**INSTRUCTIONS FOR THE TASK:** Pictures excluded, reproduce exactly the lines below from the one with "Write the seaborn" through the one with "from matplotlib.transforms import", both included.

**RECORDS PROVIDED:**

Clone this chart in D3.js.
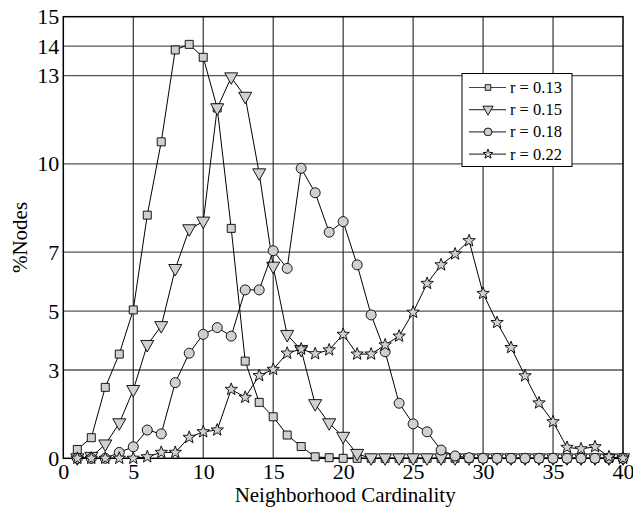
<!DOCTYPE html>
<html>
<head>
<meta charset="utf-8">
<script src="https://cdn.jsdelivr.net/npm/d3@7"></script>
<style>
  body { margin: 0; background: #fff; }
  svg { display: block; font-family: "Liberation Serif", "Times New Roman", serif; }
</style>
</head>
<body>
<div class="chart"></div>
<script>
const xs = d3.range(1, 41);
const r013 = [0.3, 0.7, 2.41, 3.54, 5.04, 8.26, 10.75, 13.87, 14.06, 13.62, 11.9, 7.81, 3.3, 1.9, 1.41, 0.79, 0.4, 0.05, 0.02, 0,
  0, 0, 0, 0, 0, 0, 0, 0, 0, 0, 0, 0, 0, 0, 0, 0, 0, 0, 0, 0];
const r015 = [0, 0.05, 0.47, 1.19, 2.32, 3.85, 4.49, 6.43, 7.78, 8.04, 11.89, 12.94, 12.28, 9.68, 6.51, 4.19, 3.68, 1.84, 1.19, 0.73,
  0.15, 0, 0, 0, 0, 0, 0, 0, 0, 0, 0, 0, 0, 0, 0, 0, 0, 0, 0, 0];
const r018 = [0, 0, 0, 0.2, 0.39, 0.96, 0.83, 2.57, 3.57, 4.21, 4.44, 4.15, 5.72, 5.72, 7.05, 6.45, 9.85, 9.02, 7.68, 8.04,
  6.57, 4.87, 3.62, 1.87, 1.17, 0.9, 0.28, 0.08, 0.02, 0, 0, 0, 0, 0, 0, 0, 0, 0, 0, 0];
const r022 = [0, 0, 0, 0, 0, 0.05, 0.2, 0.2, 0.71, 0.9, 0.96, 2.34, 2.07, 2.81, 3.02, 3.57, 3.71, 3.55, 3.68, 4.21,
  3.54, 3.54, 3.85, 4.15, 4.96, 5.94, 6.57, 6.94, 7.39, 5.6, 4.61, 3.76, 2.8, 1.88, 1.24, 0.37, 0.32, 0.39, 0.05, 0];
const seriesNames = ["r = 0.13", "r = 0.15", "r = 0.18", "r = 0.22"];
const xTicks = [0, 5, 10, 15, 20, 25, 30, 35, 40];
const yTicks = [0, 3, 5, 7, 10, 13, 14, 15];

const w = 633, h = 513;
const margin = {left: 63.3, right: 10, top: 16.7, bottom: 54.7};

const svg = d3.select(".chart").append("svg")
  .attr("width", w)
  .attr("height", h);

const x = d3.scaleLinear().domain([0, 40]).range([margin.left, w - margin.right]);
const y = d3.scaleLinear().domain([0, 15]).range([h - margin.bottom, margin.top]);

// grid
svg.append("g").selectAll("line")
  .data(yTicks.filter(d => d > 0 && d < 15))
  .enter().append("line")
  .attr("x1", x(0)).attr("x2", x(40))
  .attr("y1", d => y(d)).attr("y2", d => y(d))
  .attr("stroke", "#555").attr("stroke-width", 1.3);
svg.append("g").selectAll("line")
  .data(xTicks.filter(d => d > 0 && d < 40))
  .enter().append("line")
  .attr("x1", d => x(d)).attr("x2", d => x(d))
  .attr("y1", y(0)).attr("y2", y(15))
  .attr("stroke", "#222").attr("stroke-width", 1.1);

// frame
svg.append("rect")
  .attr("x", x(0)).attr("y", y(15))
  .attr("width", x(40) - x(0)).attr("height", y(0) - y(15))
  .attr("fill", "none").attr("stroke", "#000").attr("stroke-width", 1.5);

// axes (labels only)
const xAxis = svg.append("g")
  .attr("transform", `translate(0, ${y(0)})`)
  .call(d3.axisBottom(x).tickValues(xTicks).tickSize(0).tickPadding(5));
const yAxis = svg.append("g")
  .attr("transform", `translate(${x(0)}, 0)`)
  .call(d3.axisLeft(y).tickValues(yTicks).tickSize(0).tickPadding(4));
[xAxis, yAxis].forEach(a => {
  a.select(".domain").remove();
  a.selectAll("text")
    .attr("font-family", "Liberation Serif, serif")
    .attr("font-size", 22)
    .attr("fill", "#000");
});

svg.append("text")
  .attr("x", (x(0) + x(40)) / 2 + 2)
  .attr("y", 502)
  .attr("text-anchor", "middle")
  .attr("font-size", 21)
  .text("Neighborhood Cardinality");

svg.append("text")
  .attr("transform", `translate(27, ${(y(0) + y(15)) / 2}) rotate(-90)`)
  .attr("text-anchor", "middle")
  .attr("font-size", 21)
  .text("%Nodes");

// marker shapes
const starPath = (R) => {
  const rIn = R * 0.42;
  let p = [];
  for (let i = 0; i < 10; i++) {
    const a = -Math.PI / 2 + i * Math.PI / 5;
    const rr = i % 2 === 0 ? R : rIn;
    p.push([rr * Math.cos(a), rr * Math.sin(a)]);
  }
  return "M" + p.map(q => q.join(",")).join("L") + "Z";
};
const shapes = [
  s => `M${-4 * s},${-4 * s}H${4 * s}V${4 * s}H${-4 * s}Z`,
  s => `M${-6.5 * s},${-4.5 * s}L${6.5 * s},${-4.5 * s}L0,${7 * s}Z`,
  s => d3.arc()({innerRadius: 0, outerRadius: 5 * s, startAngle: 0, endAngle: 2 * Math.PI}),
  s => starPath(6.5 * s)
];

const allSeries = [r013, r015, r018, r022];
const line = d3.line().x((d, i) => x(xs[i])).y(d => y(d));

allSeries.forEach((vals, si) => {
  const g = svg.append("g");
  g.append("path")
    .datum(vals)
    .attr("d", line)
    .attr("fill", "none")
    .attr("stroke", "#000")
    .attr("stroke-width", 1);
  g.selectAll("path.mk")
    .data(vals)
    .enter().append("path")
    .attr("class", "mk")
    .attr("d", shapes[si](1))
    .attr("transform", (d, i) => `translate(${x(xs[i])}, ${y(d)})`)
    .attr("fill", "#d0d0d0")
    .attr("stroke", "#000")
    .attr("stroke-width", 0.9);
});

// legend
const lg = svg.append("g").attr("transform", "translate(462, 73.5)");
lg.append("rect")
  .attr("width", 110).attr("height", 93)
  .attr("fill", "#fff").attr("stroke", "#000").attr("stroke-width", 1);
seriesNames.forEach((name, i) => {
  const yy = 14 + i * 22.2;
  lg.append("line")
    .attr("x1", 7).attr("x2", 44).attr("y1", yy).attr("y2", yy)
    .attr("stroke", "#444").attr("stroke-width", 1.2);
  lg.append("path")
    .attr("d", shapes[i](i === 0 ? 0.7 : 0.78))
    .attr("transform", `translate(26, ${yy})`)
    .attr("fill", "#d0d0d0").attr("stroke", "#000").attr("stroke-width", 0.9);
  lg.append("text")
    .attr("x", 48).attr("y", yy + 5.5)
    .attr("font-size", 16.5)
    .text(name);
});
</script>
</body>
</html>
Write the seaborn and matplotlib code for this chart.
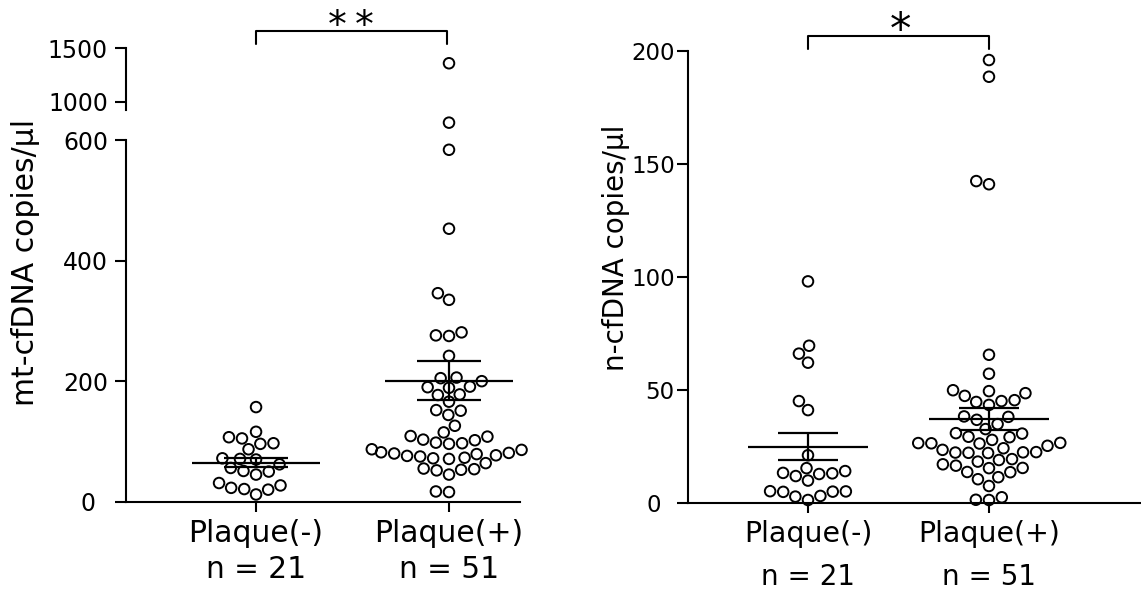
import numpy as np
import pandas as pd
import matplotlib
matplotlib.use("Agg")
import matplotlib.pyplot as plt
import seaborn as sns
from matplotlib.transforms import blended_transform_factory

# ---------------- data ----------------
groups = ["Plaque(-)", "Plaque(+)"]
group_n = ["n = 21", "n = 51"]

mt_neg = [157, 116, 105, 107, 97, 96, 87, 72, 70, 71, 62, 56, 50, 51, 45,
          31, 27, 20, 21, 23, 12]
mt_pos = [1360, 629, 584, 453, 346, 335, 281, 275, 276, 242, 205, 200, 206,
          190, 191, 189, 177, 178, 166, 151, 152, 144, 126, 115, 108, 109,
          102, 103, 97, 96, 98, 86, 87, 80, 81, 79, 82, 76, 77, 75, 72, 73,
          71, 64, 53, 54, 52, 55, 45, 16, 17]
mt_mean = [65, 201]
mt_sem = [8, 33]

n_neg = [98, 69.5, 66, 62, 45, 41, 21, 14, 12.7, 15.3, 13, 13.2, 11.8, 9.8,
         3, 4.9, 5.0, 4.8, 1.2, 5.1, 2.7]
n_pos = [196, 188.6, 141, 142.4, 65.5, 57.1, 49.8, 49.4, 48.5, 47.3, 45.4,
         45, 44.6, 43.3, 38.2, 38.0, 36.7, 34.8, 32.6, 30.8, 30.6, 29, 29.2,
         27.8, 26.3, 26.4, 26.2, 26.5, 25.2, 24.1, 23.4, 22.2, 22.3, 22.1,
         22.4, 22.0, 19.3, 18.9, 18.2, 17, 16.4, 15.3, 15.4, 13.5, 13.6, 11.3,
         10.4, 7.4, 1.2, 2.4, 1.3]
n_mean = [24.8, 37.1]
n_sem = [6, 5]

mt_lo_ticks = [0, 200, 400, 600]
mt_hi_ticks = [1000, 1500]
n_ticks = [0, 50, 100, 150, 200]

mt_ylabel = "mt-cfDNA copies/μl"
n_ylabel = "n-cfDNA copies/μl"

# ---------------- style ----------------
sns.set_style("ticks")
plt.rcParams["font.family"] = ["DejaVu Sans"]
plt.rcParams["axes.linewidth"] = 1.5
for k in ("text.color", "axes.labelcolor", "xtick.color", "ytick.color",
          "axes.edgecolor", "xtick.labelcolor", "ytick.labelcolor"):
    plt.rcParams[k] = "black"

W, H = 1141, 594
fig = plt.figure(figsize=(W / 100, H / 100), dpi=100)
fig.patch.set_facecolor("white")


def frame(l, t, r, b):
    return [l / W, 1 - b / H, (r - l) / W, (b - t) / H]


def fy(px):
    return 1 - px / H


mt_df = pd.DataFrame({
    "group": [groups[0]] * len(mt_neg) + [groups[1]] * len(mt_pos),
    "value": mt_neg + mt_pos,
})
n_df = pd.DataFrame({
    "group": [groups[0]] * len(n_neg) + [groups[1]] * len(n_pos),
    "value": n_neg + n_pos,
})

ax_lo = fig.add_axes(frame(126, 110, 520, 501.7))
ax_hi = fig.add_axes(frame(126, 40, 520, 110))
ax_r = fig.add_axes(frame(688, 51, 1141, 502.7))

swarm_kw = dict(x="group", y="value", order=groups, size=7.6, color="black",
                edgecolor="black", linewidth=1.4)

sns.swarmplot(data=mt_df[mt_df.value < 900], ax=ax_lo, **swarm_kw)
sns.swarmplot(data=mt_df[mt_df.value >= 900], ax=ax_hi, **swarm_kw)
sns.swarmplot(data=n_df, ax=ax_r, **swarm_kw)

# limits
ax_lo.set_xlim(-0.674, 1.368)
ax_hi.set_xlim(-0.674, 1.368)
ax_r.set_xlim(-0.663, 1.84)
ax_lo.set_ylim(0, 650)
ax_hi.set_ylim(922, 1578)
ax_r.set_ylim(0, 200)

for ax in (ax_lo, ax_hi, ax_r):
    ylo, yhi = ax.get_ylim()
    for coll in ax.collections:
        coll.set_facecolor("none")
        coll.set_edgecolor("black")
        off = np.asarray(coll.get_offsets(), dtype=float)
        if off.ndim == 2 and off.shape[0] > 0 and np.isfinite(off).all() \
                and ((off[:, 1] >= ylo) & (off[:, 1] <= yhi)).all():
            coll.set_clip_on(False)
    ax.set_xlabel("")
    ax.set_ylabel("")
    ax.set_facecolor("none")
    for s in ("top", "right"):
        ax.spines[s].set_visible(False)
    ax.tick_params(axis="both", length=8, width=1.5, color="black", labelcolor="black")

ax_lo.spines["left"].set_bounds(0, 600)
ax_hi.spines["left"].set_bounds(922, 1500)
ax_hi.spines["bottom"].set_visible(False)

# y ticks; the "0" label sits further left in the reference, so it is drawn separately
ax_lo.set_yticks(mt_lo_ticks, ["" if t == 0 else str(t) for t in mt_lo_ticks])
ax_hi.set_yticks(mt_hi_ticks, [str(t) for t in mt_hi_ticks])
ax_r.set_yticks(n_ticks, ["" if t == 0 else str(t) for t in n_ticks])
ax_lo.tick_params(axis="y", labelsize=17, pad=5)
ax_hi.tick_params(axis="y", labelsize=17, pad=5)
ax_r.tick_params(axis="y", labelsize=16.5, pad=1.5)
ax_hi.tick_params(axis="x", bottom=False, labelbottom=False)
for ax in (ax_lo, ax_r):
    ax.set_xticks([0, 1])
    ax.set_xticklabels(["", ""])
    ax.tick_params(axis="x", length=7)

ax_lo.text(-31 / 394, 0, "0", transform=blended_transform_factory(ax_lo.transAxes, ax_lo.transData),
           ha="right", va="center_baseline", fontsize=17)
ax_r.text(-27 / 453, 0, "0", transform=blended_transform_factory(ax_r.transAxes, ax_r.transData),
          ha="right", va="center_baseline", fontsize=16.5)

# mean +/- SEM
for ax, means, sems in ((ax_lo, mt_mean, mt_sem), (ax_r, n_mean, n_sem)):
    for i, (m, s) in enumerate(zip(means, sems)):
        ax.hlines(m, i - 0.33, i + 0.33, color="black", lw=1.6, zorder=5)
        ax.hlines([m - s, m + s], i - 0.167, i + 0.167, color="black", lw=1.6, zorder=5)
        ax.vlines(i, m - s, m + s, color="black", lw=1.6, zorder=5)

# significance brackets
ax_hi.plot([0, 0, 0.99, 0.99], [1540, 1662, 1662, 1540], color="black", lw=1.5, clip_on=False)
ax_r.plot([0, 0, 1, 1], [200.9, 206.7, 206.7, 200.9], color="black", lw=1.5, clip_on=False)
tr_l = blended_transform_factory(ax_lo.transData, fig.transFigure)
tr_r = blended_transform_factory(ax_r.transData, fig.transFigure)
for sx in (0.423, 0.56):
    fig.text(sx, fy(36.5), "*", transform=tr_l, ha="center", va="baseline", fontsize=27)
fig.text(0.51, fy(43), "*", transform=tr_r, ha="center", va="baseline", fontsize=31)

# category labels
for i in range(2):
    fig.text(i, fy(541.7), groups[i], transform=tr_l, ha="center", va="baseline", fontsize=21.5)
    fig.text(i, fy(578.3), group_n[i], transform=tr_l, ha="center", va="baseline", fontsize=21.3)
    fig.text(i, fy(541.7), groups[i], transform=tr_r, ha="center", va="baseline", fontsize=20.4)
    fig.text(i, fy(585), group_n[i], transform=tr_r, ha="center", va="baseline", fontsize=20)

# y labels
fig.text(26 / W, fy(263), mt_ylabel, rotation=90, ha="center", va="center", fontsize=21.5)
fig.text(616 / W, fy(248), n_ylabel, rotation=90, ha="center", va="center", fontsize=20)

fig.savefig("out.png", dpi=100, facecolor="white")
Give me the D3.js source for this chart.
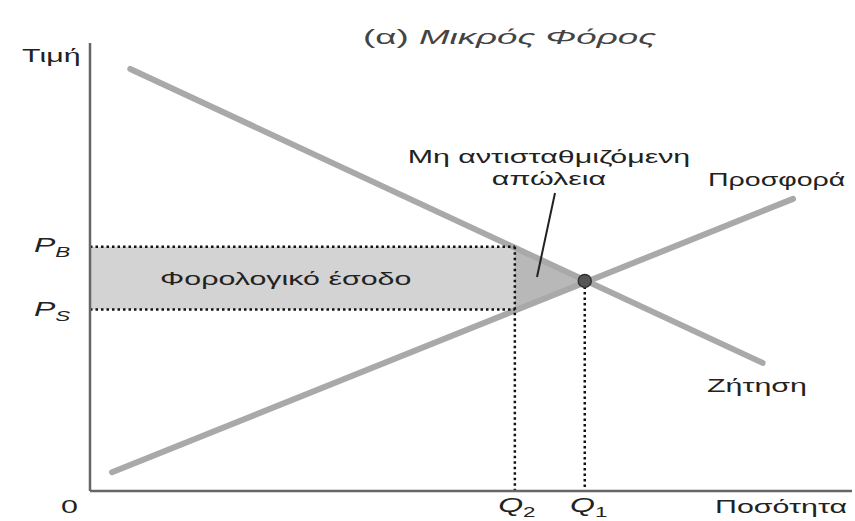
<!DOCTYPE html>
<html>
<head>
<meta charset="utf-8">
<script src="https://cdn.jsdelivr.net/npm/d3@7/dist/d3.min.js"></script>
<style>
  html, body { margin: 0; padding: 0; background: #ffffff; }
  svg { display: block; font-family: "Liberation Sans", Arial, sans-serif; }
</style>
</head>
<body>
<svg id="chart" width="855" height="521"></svg>
<script>
// ---- Data (abstract price/quantity units 0..100) ----
const demand = [{q: 5.3, p: 94.2}, {q: 88.5, p: 28.6}];
const supply = [{q: 2.9, p: 4.2}, {q: 92.5, p: 65.2}];
const equilibrium = {q: 65.1, p: 46.9};
const taxQuantity = 55.9;       // Q2
const buyerPrice = 54.5;        // PB
const sellerPrice = 40.5;       // PS
const titleParts = ["(α)", "Μικρός Φόρος"];
const axisLabels = {y: "Τιμή", x: "Ποσότητα", origin: "0"};
const curveLabels = {demand: "Ζήτηση", supply: "Προσφορά"};
const areaLabels = {revenue: "Φορολογικό έσοδο", deadweight: ["Μη αντισταθμιζόμενη", "απώλεια"]};

const svg = d3.select("#chart");
const x = d3.scaleLinear().domain([0, 100]).range([90, 850]);
const y = d3.scaleLinear().domain([0, 100]).range([491, 43]);
const SX = 1.6; // horizontal stretch of the lettering

// Tax revenue rectangle
svg.append("rect")
  .attr("x", x(0)).attr("y", y(buyerPrice))
  .attr("width", x(taxQuantity) - x(0))
  .attr("height", y(sellerPrice) - y(buyerPrice))
  .attr("fill", "#d3d3d3");

// Deadweight triangle
const tri = [[taxQuantity, buyerPrice], [equilibrium.q, equilibrium.p], [taxQuantity, sellerPrice]];
svg.append("path")
  .attr("d", d3.line().x(d => x(d[0])).y(d => y(d[1]))(tri) + "Z")
  .attr("fill", "#b8b8b8");

// Curves
const line = d3.line().x(d => x(d.q)).y(d => y(d.p));
[demand, supply].forEach(c => {
  svg.append("path").attr("d", line(c))
    .attr("stroke", "#a9a9a9").attr("stroke-width", 6)
    .attr("stroke-linecap", "round").attr("fill", "none");
});

// Dotted guide lines
const dotted = (x1, y1, x2, y2) => svg.append("line")
  .attr("x1", x1).attr("y1", y1).attr("x2", x2).attr("y2", y2)
  .attr("stroke", "#111").attr("stroke-width", 2.5)
  .attr("stroke-dasharray", "2.5,3");
dotted(x(0), y(buyerPrice), x(taxQuantity), y(buyerPrice));
dotted(x(0), y(sellerPrice), x(taxQuantity), y(sellerPrice));
dotted(x(taxQuantity), y(buyerPrice), x(taxQuantity), y(0));
dotted(x(equilibrium.q), y(equilibrium.p), x(equilibrium.q), y(0));

// Axes
svg.append("line").attr("x1", x(0)).attr("y1", y(0)).attr("x2", x(0)).attr("y2", y(100))
  .attr("stroke", "#666").attr("stroke-width", 2.5);
svg.append("line").attr("x1", x(0)).attr("y1", y(0)).attr("x2", 852).attr("y2", y(0))
  .attr("stroke", "#666").attr("stroke-width", 2.5);

// Equilibrium dot
svg.append("circle").attr("cx", x(equilibrium.q)).attr("cy", y(equilibrium.p)).attr("r", 6.5)
  .attr("fill", "#555").attr("stroke", "#333").attr("stroke-width", 1.5);

// Leader line for deadweight
svg.append("line").attr("x1", 555).attr("y1", 193).attr("x2", 537).attr("y2", 277)
  .attr("stroke", "#222").attr("stroke-width", 2);

// Stretched text helper
const stretched = (px, py, sx = SX) => svg.append("g")
  .attr("transform", `translate(${px},${py}) scale(${sx},1)`);
const txt = (t, px, py, opts = {}) => stretched(px, py, opts.sx || SX).append("text")
  .attr("font-size", opts.size || 19)
  .attr("fill", opts.fill || "#222")
  .attr("text-anchor", opts.anchor || "start")
  .attr("font-style", opts.italic ? "italic" : "normal")
  .text(t);

// Title
const title = stretched(363, 44, 1.75).append("text").attr("font-size", 21).attr("fill", "#444");
title.append("tspan").text(titleParts[0] + "  ");
title.append("tspan").attr("font-style", "italic").text(titleParts[1]);

txt(axisLabels.y, 22, 62);
txt(axisLabels.origin, 61, 513);
txt(axisLabels.x, 715, 513);

// Q labels
const qLabel = (px, sub) => {
  const t = stretched(px, 512).append("text").attr("font-size", 20)
    .attr("font-style", "italic").attr("text-anchor", "middle").attr("fill", "#222");
  t.append("tspan").text("Q");
  t.append("tspan").attr("font-size", 14).attr("dy", 5).attr("font-style", "normal").text(sub);
};
qLabel(x(taxQuantity) + 2, "2");
qLabel(x(equilibrium.q) + 4, "1");

// P labels
const pLabel = (py, sub) => {
  const t = stretched(34, py).append("text").attr("font-size", 20)
    .attr("font-style", "italic").attr("fill", "#222");
  t.append("tspan").text("P");
  t.append("tspan").attr("font-size", 14).attr("dy", 5).text(sub);
};
pLabel(y(buyerPrice) + 5, "B");
pLabel(y(sellerPrice) + 6, "S");

txt(areaLabels.revenue, 160, 285);
txt(areaLabels.deadweight[0], 549, 163, {anchor: "middle"});
txt(areaLabels.deadweight[1], 549, 185, {anchor: "middle"});

txt(curveLabels.supply, 708, 186, {sx: 1.5});
txt(curveLabels.demand, 757, 392, {anchor: "middle"});
</script>
</body>
</html>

**EXPECTED OUTPUT:**
Write the seaborn and matplotlib code for this chart.
import numpy as np
import pandas as pd
import matplotlib
matplotlib.use("Agg")
import matplotlib.pyplot as plt
import seaborn as sns
from matplotlib.transforms import blended_transform_factory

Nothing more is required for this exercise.